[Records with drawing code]
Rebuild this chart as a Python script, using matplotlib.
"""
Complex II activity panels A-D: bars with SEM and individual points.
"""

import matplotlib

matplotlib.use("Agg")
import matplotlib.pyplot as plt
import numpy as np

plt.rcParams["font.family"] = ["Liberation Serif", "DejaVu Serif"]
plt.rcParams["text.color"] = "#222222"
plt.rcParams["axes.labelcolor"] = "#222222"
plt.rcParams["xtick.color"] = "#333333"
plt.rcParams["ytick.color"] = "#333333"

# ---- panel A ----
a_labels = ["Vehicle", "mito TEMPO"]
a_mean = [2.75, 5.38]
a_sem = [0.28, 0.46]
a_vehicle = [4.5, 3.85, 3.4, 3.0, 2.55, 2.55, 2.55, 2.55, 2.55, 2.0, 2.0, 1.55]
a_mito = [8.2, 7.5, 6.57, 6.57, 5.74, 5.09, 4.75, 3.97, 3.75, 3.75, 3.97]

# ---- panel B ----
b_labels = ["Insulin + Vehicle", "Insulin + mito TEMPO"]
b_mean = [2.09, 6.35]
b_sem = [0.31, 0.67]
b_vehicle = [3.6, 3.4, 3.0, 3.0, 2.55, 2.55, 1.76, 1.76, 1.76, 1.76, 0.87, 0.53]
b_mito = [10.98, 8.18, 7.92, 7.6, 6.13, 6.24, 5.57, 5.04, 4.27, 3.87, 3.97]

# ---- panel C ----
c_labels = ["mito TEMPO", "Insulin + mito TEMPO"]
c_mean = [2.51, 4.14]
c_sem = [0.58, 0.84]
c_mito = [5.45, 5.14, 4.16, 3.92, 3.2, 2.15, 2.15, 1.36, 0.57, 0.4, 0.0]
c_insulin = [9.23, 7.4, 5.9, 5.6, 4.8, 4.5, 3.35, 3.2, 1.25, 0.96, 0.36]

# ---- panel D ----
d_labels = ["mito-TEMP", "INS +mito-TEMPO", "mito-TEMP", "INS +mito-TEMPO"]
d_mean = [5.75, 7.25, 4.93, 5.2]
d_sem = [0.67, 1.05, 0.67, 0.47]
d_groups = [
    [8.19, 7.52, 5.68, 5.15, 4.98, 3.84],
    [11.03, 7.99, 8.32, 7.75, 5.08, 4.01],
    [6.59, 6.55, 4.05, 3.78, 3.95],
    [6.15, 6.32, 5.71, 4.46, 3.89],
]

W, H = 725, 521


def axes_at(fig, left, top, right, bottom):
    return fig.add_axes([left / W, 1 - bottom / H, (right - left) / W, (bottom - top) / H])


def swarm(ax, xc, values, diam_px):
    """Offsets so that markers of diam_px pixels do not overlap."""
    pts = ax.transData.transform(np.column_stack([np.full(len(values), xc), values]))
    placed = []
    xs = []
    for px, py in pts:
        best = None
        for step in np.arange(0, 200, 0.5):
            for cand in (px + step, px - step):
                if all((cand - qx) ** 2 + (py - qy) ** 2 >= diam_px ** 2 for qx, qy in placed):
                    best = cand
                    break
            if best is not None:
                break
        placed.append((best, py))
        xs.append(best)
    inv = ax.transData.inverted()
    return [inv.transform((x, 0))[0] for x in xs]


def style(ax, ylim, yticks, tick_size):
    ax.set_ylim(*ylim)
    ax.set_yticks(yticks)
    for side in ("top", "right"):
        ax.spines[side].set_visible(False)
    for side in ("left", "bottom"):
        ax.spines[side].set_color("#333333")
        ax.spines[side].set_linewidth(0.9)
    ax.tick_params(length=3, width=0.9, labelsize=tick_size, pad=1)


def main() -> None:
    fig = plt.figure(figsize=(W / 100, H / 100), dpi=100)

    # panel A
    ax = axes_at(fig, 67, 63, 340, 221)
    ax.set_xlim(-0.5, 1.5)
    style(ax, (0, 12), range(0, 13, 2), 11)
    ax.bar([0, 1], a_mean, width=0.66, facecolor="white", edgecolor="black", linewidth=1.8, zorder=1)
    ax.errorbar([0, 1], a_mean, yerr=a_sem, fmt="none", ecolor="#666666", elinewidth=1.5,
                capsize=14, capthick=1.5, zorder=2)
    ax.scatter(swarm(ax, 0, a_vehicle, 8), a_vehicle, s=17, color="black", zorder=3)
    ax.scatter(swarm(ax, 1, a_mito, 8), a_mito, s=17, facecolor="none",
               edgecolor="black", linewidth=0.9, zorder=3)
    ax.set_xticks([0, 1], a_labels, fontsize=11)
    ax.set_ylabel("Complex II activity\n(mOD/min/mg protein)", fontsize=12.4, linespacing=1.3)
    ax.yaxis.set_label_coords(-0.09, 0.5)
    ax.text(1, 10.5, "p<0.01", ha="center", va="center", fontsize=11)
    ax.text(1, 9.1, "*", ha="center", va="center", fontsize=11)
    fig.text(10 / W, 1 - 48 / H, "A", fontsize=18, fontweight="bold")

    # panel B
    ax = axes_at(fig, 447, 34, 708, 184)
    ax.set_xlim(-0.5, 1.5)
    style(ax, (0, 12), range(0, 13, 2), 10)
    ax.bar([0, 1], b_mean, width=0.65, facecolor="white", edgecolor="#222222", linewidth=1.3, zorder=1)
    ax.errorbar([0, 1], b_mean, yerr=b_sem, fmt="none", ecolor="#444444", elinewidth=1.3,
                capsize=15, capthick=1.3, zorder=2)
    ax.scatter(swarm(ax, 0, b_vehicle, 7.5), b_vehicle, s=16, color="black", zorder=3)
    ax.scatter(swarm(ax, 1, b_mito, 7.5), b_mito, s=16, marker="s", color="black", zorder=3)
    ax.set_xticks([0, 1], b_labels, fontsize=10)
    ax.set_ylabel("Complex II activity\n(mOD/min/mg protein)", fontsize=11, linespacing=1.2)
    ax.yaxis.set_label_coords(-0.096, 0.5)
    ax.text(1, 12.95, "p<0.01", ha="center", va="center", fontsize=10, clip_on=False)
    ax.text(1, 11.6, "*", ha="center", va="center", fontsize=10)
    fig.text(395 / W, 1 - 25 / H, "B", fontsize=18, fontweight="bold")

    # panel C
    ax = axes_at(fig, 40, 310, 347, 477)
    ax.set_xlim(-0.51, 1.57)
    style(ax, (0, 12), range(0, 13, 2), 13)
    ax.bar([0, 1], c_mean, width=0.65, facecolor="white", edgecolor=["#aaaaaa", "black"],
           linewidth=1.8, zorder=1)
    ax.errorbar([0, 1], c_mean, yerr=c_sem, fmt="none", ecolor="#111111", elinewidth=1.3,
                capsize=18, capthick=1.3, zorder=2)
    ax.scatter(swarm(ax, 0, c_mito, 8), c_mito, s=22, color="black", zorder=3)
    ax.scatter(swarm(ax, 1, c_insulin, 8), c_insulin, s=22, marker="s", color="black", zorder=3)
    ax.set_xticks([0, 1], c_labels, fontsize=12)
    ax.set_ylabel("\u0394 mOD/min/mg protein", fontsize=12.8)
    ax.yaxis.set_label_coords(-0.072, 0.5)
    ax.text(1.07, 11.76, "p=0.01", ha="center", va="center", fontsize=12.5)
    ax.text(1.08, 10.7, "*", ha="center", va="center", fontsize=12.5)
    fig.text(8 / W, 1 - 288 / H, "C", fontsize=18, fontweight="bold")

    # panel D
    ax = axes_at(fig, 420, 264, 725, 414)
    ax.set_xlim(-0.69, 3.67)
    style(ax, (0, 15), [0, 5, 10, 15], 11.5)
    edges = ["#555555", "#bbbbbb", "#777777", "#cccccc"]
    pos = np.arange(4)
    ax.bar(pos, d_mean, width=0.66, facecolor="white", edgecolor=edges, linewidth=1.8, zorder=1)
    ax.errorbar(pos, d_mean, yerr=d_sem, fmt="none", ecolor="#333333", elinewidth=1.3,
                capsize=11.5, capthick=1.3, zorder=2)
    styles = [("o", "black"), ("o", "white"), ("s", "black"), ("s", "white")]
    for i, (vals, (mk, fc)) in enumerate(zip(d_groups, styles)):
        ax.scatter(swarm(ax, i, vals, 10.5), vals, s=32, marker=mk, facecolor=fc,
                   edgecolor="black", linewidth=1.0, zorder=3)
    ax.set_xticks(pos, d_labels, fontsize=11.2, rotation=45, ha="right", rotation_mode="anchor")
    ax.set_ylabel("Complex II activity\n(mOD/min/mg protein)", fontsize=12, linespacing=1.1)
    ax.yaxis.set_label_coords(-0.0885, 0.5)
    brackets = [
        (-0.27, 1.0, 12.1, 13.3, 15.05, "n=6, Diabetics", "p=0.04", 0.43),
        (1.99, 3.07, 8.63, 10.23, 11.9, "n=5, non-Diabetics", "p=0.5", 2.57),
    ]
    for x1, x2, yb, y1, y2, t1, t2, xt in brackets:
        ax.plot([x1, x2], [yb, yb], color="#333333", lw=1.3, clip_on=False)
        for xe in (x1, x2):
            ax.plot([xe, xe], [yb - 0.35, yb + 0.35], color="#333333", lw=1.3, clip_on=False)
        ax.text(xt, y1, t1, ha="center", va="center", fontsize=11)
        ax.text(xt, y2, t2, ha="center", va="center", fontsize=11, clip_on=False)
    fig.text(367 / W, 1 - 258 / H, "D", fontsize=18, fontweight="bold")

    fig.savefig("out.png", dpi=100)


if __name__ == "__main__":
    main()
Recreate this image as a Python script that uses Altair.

* **Work to complete**
Please transcribe, exactly and with nothing added, the lines from the first line of the material above through the line that contains "return fig.add_axes([left /".

* **Solution for this problem**
Rebuild this chart as a Python script, using matplotlib.
"""
Complex II activity panels A-D: bars with SEM and individual points.
"""

import matplotlib

matplotlib.use("Agg")
import matplotlib.pyplot as plt
import numpy as np

plt.rcParams["font.family"] = ["Liberation Serif", "DejaVu Serif"]
plt.rcParams["text.color"] = "#222222"
plt.rcParams["axes.labelcolor"] = "#222222"
plt.rcParams["xtick.color"] = "#333333"
plt.rcParams["ytick.color"] = "#333333"

# ---- panel A ----
a_labels = ["Vehicle", "mito TEMPO"]
a_mean = [2.75, 5.38]
a_sem = [0.28, 0.46]
a_vehicle = [4.5, 3.85, 3.4, 3.0, 2.55, 2.55, 2.55, 2.55, 2.55, 2.0, 2.0, 1.55]
a_mito = [8.2, 7.5, 6.57, 6.57, 5.74, 5.09, 4.75, 3.97, 3.75, 3.75, 3.97]

# ---- panel B ----
b_labels = ["Insulin + Vehicle", "Insulin + mito TEMPO"]
b_mean = [2.09, 6.35]
b_sem = [0.31, 0.67]
b_vehicle = [3.6, 3.4, 3.0, 3.0, 2.55, 2.55, 1.76, 1.76, 1.76, 1.76, 0.87, 0.53]
b_mito = [10.98, 8.18, 7.92, 7.6, 6.13, 6.24, 5.57, 5.04, 4.27, 3.87, 3.97]

# ---- panel C ----
c_labels = ["mito TEMPO", "Insulin + mito TEMPO"]
c_mean = [2.51, 4.14]
c_sem = [0.58, 0.84]
c_mito = [5.45, 5.14, 4.16, 3.92, 3.2, 2.15, 2.15, 1.36, 0.57, 0.4, 0.0]
c_insulin = [9.23, 7.4, 5.9, 5.6, 4.8, 4.5, 3.35, 3.2, 1.25, 0.96, 0.36]

# ---- panel D ----
d_labels = ["mito-TEMP", "INS +mito-TEMPO", "mito-TEMP", "INS +mito-TEMPO"]
d_mean = [5.75, 7.25, 4.93, 5.2]
d_sem = [0.67, 1.05, 0.67, 0.47]
d_groups = [
    [8.19, 7.52, 5.68, 5.15, 4.98, 3.84],
    [11.03, 7.99, 8.32, 7.75, 5.08, 4.01],
    [6.59, 6.55, 4.05, 3.78, 3.95],
    [6.15, 6.32, 5.71, 4.46, 3.89],
]

W, H = 725, 521


def axes_at(fig, left, top, right, bottom):
    return fig.add_axes([left / W, 1 - bottom / H, (right - left) / W, (bottom - top) / H])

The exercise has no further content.